Jujur saja, jejak perempuan-suka-perempuan, yang pada titik tertentu kerap disebut lesbianisme, dalam sejarah Islam tidaklah bisa dianggap sepi, meskipun tidak semelimpah kisah laki-laki-suka-laki-laki.

Dalam catatan Stephen O Murray, "Woman-woman love in Islamic Society," terdapat berbagai informasi terkait tribadism (sihaq). Misalnya, Khalifah Musa al-Hadi dikabarkan pernah memenggal dua perempuan haremnya yang kedapatan tengah berasik-masyuk. Relasi percintaan perempuan-perempuan kerap terjadi di kaputren, istana tempat para selir dikumpulkan, sebagaimana yang ditulis Richard Burton dalam "The Book of the thousand nights and a night,"

Di kalangan suku Bedouin, perempuan maskulin (butchi) cenderung lebih mencemburui teman perempuan pasangannya ketimbang terhadap laki-laki. Kehidupan seperti ini juga terekam dalam berbagai puisi Arab-Sappho karya Walladah bint al-Mustakfi.

"in praise of her of her female lover poetess Muhjah was lost because most authors refused to cite them due to their explicit sexual language," tulis As'ad AbuKhalil dalam "A note on the study of homosexuality in the Arab/Islamic civilization,"

Mengutip Sharif Idris (1100-66), Khalil juga mengemukakan banyak butchi yang berasal dari kalangan terdidik dan cerdik pandai. Mereka yang kerap berprilaku layaknya laki-laki ini bertindak sebagai pihak yang aktif dalam percintaan.
...

"So, apa rencanamu ke depannya?" saya bertanya ke Zaynab. Ia hanya menggeleng dan tersenyum sambil terus mengaduk-aduk gelas kopinya. "Nggak tahu. Saya ingin hidup di pesantren. Menyendiri dan mengabdikan diri," ujarnya.

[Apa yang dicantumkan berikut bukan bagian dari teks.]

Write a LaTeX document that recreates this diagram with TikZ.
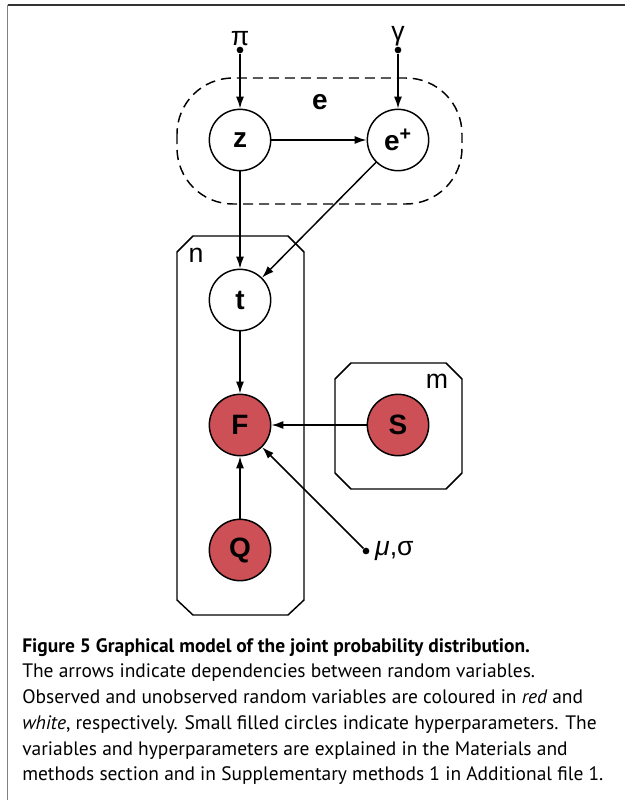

Saya mengapresiasi hal itu sembari terus meyakinkan tidak ada yang perlu dikuatirkan. Ada banyak orang-orang sepertinya di 38 kabupaten/kota di Jawa Timur.

Ramadlan tahun lalu, saya bertemu tak kurang dari 30 orang lesbian di Surabaya. Mereka mengundang saya untuk memberikan "siraman rohani" sebelum berbuka puasa.

"Percayalah. Kamu tidak sendirian. Setidaknya masih ada kami berdua dan teman-teman GUSDURian lain yang siap menerimamu apa adanya," saya kembali menyemangatinya. Dia pun tersenyum sembari mengucapkan terima kasih.

Hujan lebat tak henti-hentinya mengguyur Kota Batu siang itu. Kami terus ngobrol tentang banyak hal hingga akhirnya kami harus berpisah.

Saat di bis menuju Jombang, saya baru tersadar belum menanyakan tipe cewek idealnya seperti apa; apakah seperti Shirley Lam, Mitha the Virgin, Jodie Foster, atau Ira Koesno.

"Mas, mau turun mana?" tanya kondektur membuyarkan lamunanku.